Alertmanager can run in a clustered mode with `--cluster*` flags. You can read more here[1]. So basically mutliple nodes can run and all Prometheus instances are configured to send all alerts to all AM instances. The alerts are deduplicated at cluster level.

Victoria Metrics right now runs as a single node setup. That works out for now, because as mentioned Prometheus maintains a WAL. So even if the Remote storage is down for sometime, the core functionality of alerts isn't affected. And we've setup alerts on VM health, so if it goes down, we've to act on it and get it back up. Once that happens, all the previous data also is ingested automatically.

This is something that we would surely revisit on at a later point of time, and setup a proper HA on it if needed. :)

[1]: https://github.com/prometheus/alertmanager/blob/master/READM...

sarangab · on April 29, 2020

Have tried to use the API in Python for algorithmic trading but have struggled to come up with a simple solution that can do the backtesting and live component together. Nithin had previously mentioned that this market is too small for them to spend time on, but any leads on building this from the tech team? Blog post would definitely help.

bwood · on April 27, 2020

I've been looking to connect with Zerodha's API, but it doesn't seem to be available to non-Indian people. Any suggestions on how to get started?

mr-karan · on April 27, 2020

Ah, regulations permit account opening only for Indian residents.

jackhalford · on April 27, 2020

I like prometheus but it seems tedious to do a HA setup, is this solved now?

mr-karan · on April 27, 2020

So, we maintain labels `prometheus_replica` which prints the pod name of the Prometheus. Since the operator deploys it as a Statefulset, the pods are ordered, so the naming will be like prometheus-k8s-0,-1 and so on. Having these labels help to deduplicate the metrics on the ingester/federation level.

Although yes you're right, it was a bit difficult to get it running out of the box with native Federation capabilities. A secondary long term storage like Victoria/Cortex/Thanos is something you can check out.

tdubey · on April 27, 2020

Cortex was just released, and while it doesn’t solve HA right away, it does make it easier: https://cortexmetrics.io

KrishnaAnaril · on April 27, 2020

@mr-karan what is the main reason for switching to Vuejs from Angular?

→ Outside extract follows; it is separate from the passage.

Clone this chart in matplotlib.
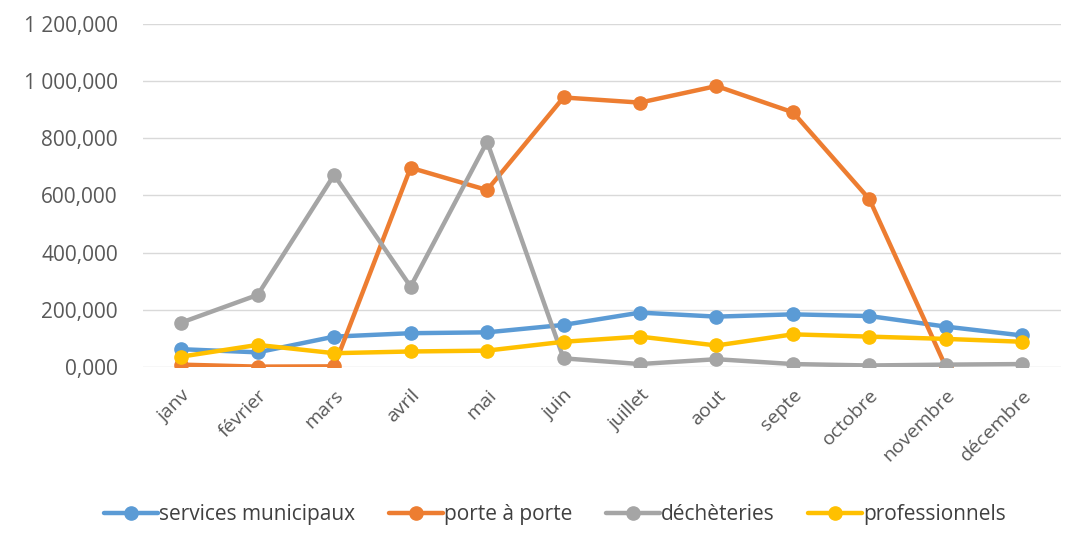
import matplotlib
matplotlib.use("Agg")
import matplotlib.pyplot as plt
import numpy as np
from matplotlib.ticker import FuncFormatter

months = ["janv", "février", "mars", "avril", "mai", "juin", "juillet", "aout",
          "septe", "octobre", "novembre", "décembre"]
services_municipaux = [62, 51, 106, 118, 121, 147, 190, 176, 184, 178, 141, 110]
porte_a_porte = [8, 1, 2, 697, 619, 943, 925, 983, 891, 587, 0, np.nan]
decheteries = [155, 252, 672, 281, 788, 30, 10, 27, 10, 5, 8, 10]
professionnels = [36, 77, 48, 54, 57, 88, 106, 75, 114, 106, 98, 88]

series = [
    ("services municipaux", services_municipaux, "#5B9BD5"),
    ("porte à porte", porte_a_porte, "#ED7D31"),
    ("déchèteries", decheteries, "#A5A5A5"),
    ("professionnels", professionnels, "#FFC000"),
]

plt.rcParams['font.family'] = ['Open Sans', 'DejaVu Sans']

fig = plt.figure(figsize=(10.8, 5.46), dpi=100)
ax = fig.add_axes([0.1324, 0.328, 0.982 - 0.1324, 0.956 - 0.328])

x = np.arange(len(months))
for name, vals, col in series:
    ax.plot(x, vals, color=col, lw=3.2, marker='o', markersize=9.5, label=name,
            solid_capstyle='round')

ax.set_xlim(-0.5, len(months) - 0.5)
ax.set_ylim(0, 1200)
ax.set_yticks(np.arange(0, 1201, 200))

def fmt(v, pos):
    s = f"{v:,.3f}"
    return s.replace(",", " ").replace(".", ",")
ax.yaxis.set_major_formatter(FuncFormatter(fmt))

ax.set_xticks(x)
ax.set_xticklabels(months, rotation=45, ha='right', rotation_mode='anchor')
ax.tick_params(axis='x', length=0, pad=14, labelsize=14, labelcolor='#595959')
ax.tick_params(axis='y', length=0, pad=18, labelsize=15, labelcolor='#595959')

ax.grid(axis='y', color='#D9D9D9', lw=1)
ax.set_axisbelow(True)
for s in ax.spines.values():
    s.set_visible(False)

leg = fig.legend(loc='center', bbox_to_anchor=(0.514, 0.057), ncol=4, frameon=False,
                 fontsize=15, handlelength=2.6, columnspacing=1.6, handletextpad=0.05)
for t in leg.get_texts():
    t.set_color('#404040')

fig.savefig("out.png", dpi=100)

mr-karan · on April 27, 2020

Angular has been known for breaking their syntax/API across major version upgrades and more often than not it leads to a complete rewrite of your app. We took the decision to rewrite and explored React, Vue etc. Even though Vue v2.x was still a new kid on the block, it turned out to have a relatively easier learning curve, bundle size was far lesser than Angular or React and the docs were amazing and was faster in our benchmarks. So we made this decision around 4 years back and quite happy so far.